There’s plenty to digest with the execution plan:
We have a few clustered index scans, joining the results together, and sorting the results. We have a yellow exclamation point over our SELECT. Hovering over the icon we can see this is due to an ExcessiveGrant warning for memory:
May I Suggest
You may have noticed that we have a suggested index. The suggested index is for the Posts table and is quite large:
That does not look appealing at all. With so many columns involved and the amount of data that would be involved in creating/maintaining it, I’m not going to consider that index right now. We’ll expect a key lookup later in our plan.
Let’s start with the smaller table of the two which is the first index scan we see in the execution plan. What can we do for the PostLinks table? We have RelatedPostId used in the JOIN plus CreationDate and LinkTypeId in our WHERE clause. Should we try something like this?
CREATE INDEX IX_RelatedPostId_LinkTypeId_CreationDate ON PostLinks ( RelatedPostId ,LinkTypeId ,CreationDate );
We’ll create that index and run our query again. That results in the following:
Our new index is used to scan for results but not much changed with our reads and execution times.
The Big One
We still have that same suggested index so let’s switch gears and do some work for the Posts table.
Instead of adding an index that includes the entire table as “suggested,” let’s stick with the columns involved in the JOIN (ParentId) and WHERE clause (PostTypeId).
CREATE INDEX IX_ParentID_PostTypeId ON Posts ( ParentId ,PostTypeId );
We can run the query again and…
Now we’re getting somewhere. We made significant progress as our query only takes about a second to run.
We still have a yellow exclamation point for a memory grant issue:
Also, we still have a scan on PostLinks and a Sort operator that I think we can eliminate.

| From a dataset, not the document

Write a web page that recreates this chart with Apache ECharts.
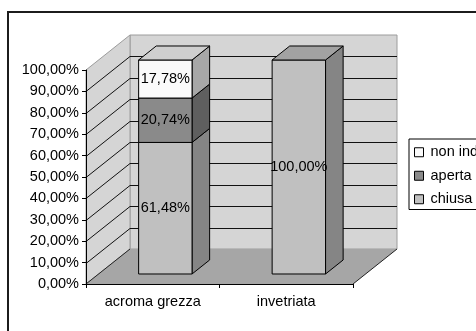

If we look at the suggested index for PostLinks, we find that this suggestion might have a good point. We only need to INCLUDE RelatedPostId rather than specifying it as an index key column as we tried above. Let’s create this index for the PostLinks table:
CREATE INDEX IX_LinkTypeId_CreationDate_Include_RelatedPostId ON PostLinks ( LinkTypeId ,CreationDate ) INCLUDE (RelatedPostId);
When we run our query one final time:
No more memory grant warning or Sort and our initial scans are now seeks. I’ll take it.
With two indexes, we took our query from an execution time of about a minute to an execution time of about a second. We went from over 4 million reads to just under 20k. I’d call that a success.
Thanks for reading!